_WHAT THE TASK ASKS_
Quote the whole listing word for word. Do not include the pictures.
----------
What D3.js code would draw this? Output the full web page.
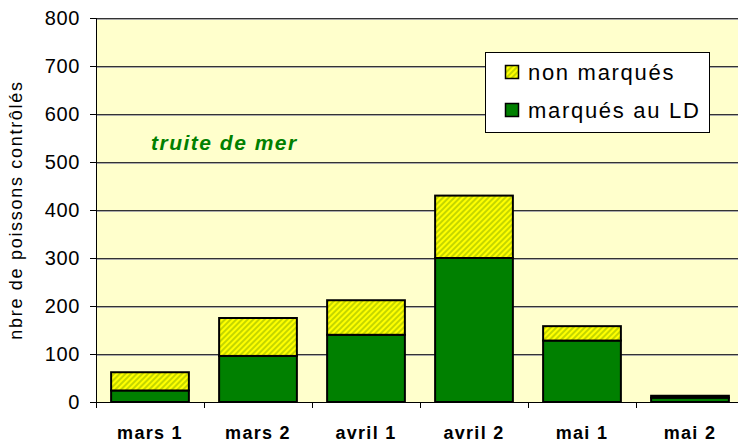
<!DOCTYPE html>
<html>
<head>
<meta charset="utf-8">
<script src="https://cdn.jsdelivr.net/npm/d3@7"></script>
<style>
  body { margin: 0; background: #fff; }
  text { font-family: "Liberation Sans", Arial, sans-serif; }
</style>
</head>
<body>
<div id="chart"></div>
<script>
const categories = ["mars 1", "mars 2", "avril 1", "avril 2", "mai 1", "mai 2"];
const marques = [24, 96, 140, 300, 128, 9];
const nonMarques = [38, 79, 72, 130, 30, 4];
const yTicks = [0, 100, 200, 300, 400, 500, 600, 700, 800];

const width = 738, height = 446;
const margin = {top: 18, right: -6, bottom: 44, left: 96};
const font = "Liberation Sans, Arial, sans-serif";

const svg = d3.select("#chart").append("svg")
  .attr("width", width).attr("height", height);

// stripes for "non marqués"
const defs = svg.append("defs");
const pat = defs.append("pattern")
  .attr("id", "hatch")
  .attr("patternUnits", "userSpaceOnUse")
  .attr("width", 4).attr("height", 4)
  .attr("patternTransform", "rotate(45)");
pat.append("rect").attr("width", 4).attr("height", 4).attr("fill", "#ffff00");
pat.append("rect").attr("width", 2).attr("height", 4).attr("fill", "#c4d600");

const x = d3.scaleBand()
  .domain(categories)
  .range([margin.left, width - margin.right])
  .paddingInner(0.28).paddingOuter(0.14);

const band = d3.scaleBand()
  .domain(categories)
  .range([margin.left, width - margin.right]);

const y = d3.scaleLinear()
  .domain([0, 800])
  .range([height - margin.bottom, margin.top]);

// plot background
svg.append("rect")
  .attr("x", margin.left).attr("y", margin.top)
  .attr("width", width - margin.right - margin.left)
  .attr("height", y(0) - margin.top)
  .attr("fill", "#ffffcc");

// gridlines
const grid = svg.append("g");
grid.selectAll("line.sh").data(yTicks.slice(1)).enter().append("line")
  .attr("x1", margin.left).attr("x2", width)
  .attr("y1", d => y(d) + 1.5).attr("y2", d => y(d) + 1.5)
  .attr("stroke", "#aaa").attr("stroke-width", 1);
grid.selectAll("line.gl").data(yTicks.slice(1)).enter().append("line")
  .attr("x1", margin.left).attr("x2", width)
  .attr("y1", d => y(d) + 0.5).attr("y2", d => y(d) + 0.5)
  .attr("stroke", "#333").attr("stroke-width", 1);

// bars
const data = categories.map((c, i) => ({c, m: marques[i], n: nonMarques[i]}));
const bars = svg.append("g");
bars.selectAll("rect.m").data(data).enter().append("rect")
  .attr("x", d => x(d.c)).attr("width", x.bandwidth())
  .attr("y", d => y(d.m)).attr("height", d => y(0) - y(d.m))
  .attr("fill", "#008000").attr("stroke", "#000").attr("stroke-width", 2);
bars.selectAll("rect.n").data(data).enter().append("rect")
  .attr("x", d => x(d.c)).attr("width", x.bandwidth())
  .attr("y", d => y(d.m + d.n)).attr("height", d => y(d.m) - y(d.m + d.n))
  .attr("fill", "url(#hatch)").attr("stroke", "#000").attr("stroke-width", 2);

// y axis
const yAxis = svg.append("g")
  .attr("transform", `translate(${margin.left},0)`)
  .call(d3.axisLeft(y).tickValues(yTicks).tickSize(6).tickPadding(10));
yAxis.select(".domain").attr("stroke", "#000");
yAxis.selectAll("line").attr("stroke", "#000");
yAxis.selectAll("text").attr("font-size", 20).attr("fill", "#000")
  .attr("letter-spacing", 0.6).style("font-family", font);

// x axis
const xAxis = svg.append("g")
  .attr("transform", `translate(0,${y(0)})`)
  .call(d3.axisBottom(band).tickSize(0).tickPadding(24));
xAxis.select(".domain").attr("stroke", "#000");
xAxis.selectAll("text").attr("font-size", 18).attr("font-weight", "bold").attr("fill", "#000")
  .attr("letter-spacing", 1.3).style("font-family", font);
xAxis.selectAll("line.sep").data(categories).enter().append("line")
  .attr("x1", d => band(d) + 0.5).attr("x2", d => band(d) + 0.5)
  .attr("y1", 0).attr("y2", 6).attr("stroke", "#000");

// y title
svg.append("text")
  .attr("transform", `translate(22,${(margin.top + y(0)) / 2}) rotate(-90)`)
  .attr("text-anchor", "middle")
  .attr("font-size", 18).attr("letter-spacing", 1.7)
  .text("nbre de poissons contrôlés");

// inner label
svg.append("text")
  .attr("x", 151).attr("y", 150)
  .attr("font-size", 21).attr("letter-spacing", 1.5)
  .attr("font-weight", "bold").attr("font-style", "italic")
  .attr("fill", "#008000")
  .text("truite de mer");

// legend
const legend = svg.append("g");
legend.append("rect")
  .attr("x", 485.5).attr("y", 52.5).attr("width", 224).attr("height", 80)
  .attr("fill", "#fff").attr("stroke", "#000");
const legItems = [
  {label: "non marqués", fill: "url(#hatch)"},
  {label: "marqués au LD", fill: "#008000"}
];
legItems.forEach((d, i) => {
  const cy = 72 + i * 38;
  legend.append("rect")
    .attr("x", 505.5).attr("y", cy - 6.5).attr("width", 13).attr("height", 13)
    .attr("fill", d.fill).attr("stroke", "#000").attr("stroke-width", 1.5);
  legend.append("text")
    .attr("x", 528).attr("y", cy + 8)
    .attr("font-size", 22).attr("letter-spacing", 1.7)
    .text(d.label);
});
</script>
</body>
</html>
----------
_PROBLEM SOLUTION_
What D3.js code would draw this? Output the full web page.
<!DOCTYPE html>
<html>
<head>
<meta charset="utf-8">
<script src="https://cdn.jsdelivr.net/npm/d3@7"></script>
<style>
  body { margin: 0; background: #fff; }
  text { font-family: "Liberation Sans", Arial, sans-serif; }
</style>
</head>
<body>
<div id="chart"></div>
<script>
const categories = ["mars 1", "mars 2", "avril 1", "avril 2", "mai 1", "mai 2"];
const marques = [24, 96, 140, 300, 128, 9];
const nonMarques = [38, 79, 72, 130, 30, 4];
const yTicks = [0, 100, 200, 300, 400, 500, 600, 700, 800];

const width = 738, height = 446;
const margin = {top: 18, right: -6, bottom: 44, left: 96};
const font = "Liberation Sans, Arial, sans-serif";

const svg = d3.select("#chart").append("svg")
  .attr("width", width).attr("height", height);

// stripes for "non marqués"
const defs = svg.append("defs");
const pat = defs.append("pattern")
  .attr("id", "hatch")
  .attr("patternUnits", "userSpaceOnUse")
  .attr("width", 4).attr("height", 4)
  .attr("patternTransform", "rotate(45)");
pat.append("rect").attr("width", 4).attr("height", 4).attr("fill", "#ffff00");
pat.append("rect").attr("width", 2).attr("height", 4).attr("fill", "#c4d600");

const x = d3.scaleBand()
  .domain(categories)
  .range([margin.left, width - margin.right])
  .paddingInner(0.28).paddingOuter(0.14);

const band = d3.scaleBand()
  .domain(categories)
  .range([margin.left, width - margin.right]);

const y = d3.scaleLinear()
  .domain([0, 800])
  .range([height - margin.bottom, margin.top]);

// plot background
svg.append("rect")
  .attr("x", margin.left).attr("y", margin.top)
  .attr("width", width - margin.right - margin.left)
  .attr("height", y(0) - margin.top)
  .attr("fill", "#ffffcc");

// gridlines
const grid = svg.append("g");
grid.selectAll("line.sh").data(yTicks.slice(1)).enter().append("line")
  .attr("x1", margin.left).attr("x2", width)
  .attr("y1", d => y(d) + 1.5).attr("y2", d => y(d) + 1.5)
  .attr("stroke", "#aaa").attr("stroke-width", 1);
grid.selectAll("line.gl").data(yTicks.slice(1)).enter().append("line")
  .attr("x1", margin.left).attr("x2", width)
  .attr("y1", d => y(d) + 0.5).attr("y2", d => y(d) + 0.5)
  .attr("stroke", "#333").attr("stroke-width", 1);

// bars
const data = categories.map((c, i) => ({c, m: marques[i], n: nonMarques[i]}));
const bars = svg.append("g");
bars.selectAll("rect.m").data(data).enter().append("rect")
  .attr("x", d => x(d.c)).attr("width", x.bandwidth())
  .attr("y", d => y(d.m)).attr("height", d => y(0) - y(d.m))
  .attr("fill", "#008000").attr("stroke", "#000").attr("stroke-width", 2);
bars.selectAll("rect.n").data(data).enter().append("rect")
  .attr("x", d => x(d.c)).attr("width", x.bandwidth())
  .attr("y", d => y(d.m + d.n)).attr("height", d => y(d.m) - y(d.m + d.n))
  .attr("fill", "url(#hatch)").attr("stroke", "#000").attr("stroke-width", 2);

// y axis
const yAxis = svg.append("g")
  .attr("transform", `translate(${margin.left},0)`)
  .call(d3.axisLeft(y).tickValues(yTicks).tickSize(6).tickPadding(10));
yAxis.select(".domain").attr("stroke", "#000");
yAxis.selectAll("line").attr("stroke", "#000");
yAxis.selectAll("text").attr("font-size", 20).attr("fill", "#000")
  .attr("letter-spacing", 0.6).style("font-family", font);

// x axis
const xAxis = svg.append("g")
  .attr("transform", `translate(0,${y(0)})`)
  .call(d3.axisBottom(band).tickSize(0).tickPadding(24));
xAxis.select(".domain").attr("stroke", "#000");
xAxis.selectAll("text").attr("font-size", 18).attr("font-weight", "bold").attr("fill", "#000")
  .attr("letter-spacing", 1.3).style("font-family", font);
xAxis.selectAll("line.sep").data(categories).enter().append("line")
  .attr("x1", d => band(d) + 0.5).attr("x2", d => band(d) + 0.5)
  .attr("y1", 0).attr("y2", 6).attr("stroke", "#000");

// y title
svg.append("text")
  .attr("transform", `translate(22,${(margin.top + y(0)) / 2}) rotate(-90)`)
  .attr("text-anchor", "middle")
  .attr("font-size", 18).attr("letter-spacing", 1.7)
  .text("nbre de poissons contrôlés");

// inner label
svg.append("text")
  .attr("x", 151).attr("y", 150)
  .attr("font-size", 21).attr("letter-spacing", 1.5)
  .attr("font-weight", "bold").attr("font-style", "italic")
  .attr("fill", "#008000")
  .text("truite de mer");

// legend
const legend = svg.append("g");
legend.append("rect")
  .attr("x", 485.5).attr("y", 52.5).attr("width", 224).attr("height", 80)
  .attr("fill", "#fff").attr("stroke", "#000");
const legItems = [
  {label: "non marqués", fill: "url(#hatch)"},
  {label: "marqués au LD", fill: "#008000"}
];
legItems.forEach((d, i) => {
  const cy = 72 + i * 38;
  legend.append("rect")
    .attr("x", 505.5).attr("y", cy - 6.5).attr("width", 13).attr("height", 13)
    .attr("fill", d.fill).attr("stroke", "#000").attr("stroke-width", 1.5);
  legend.append("text")
    .attr("x", 528).attr("y", cy + 8)
    .attr("font-size", 22).attr("letter-spacing", 1.7)
    .text(d.label);
});
</script>
</body>
</html>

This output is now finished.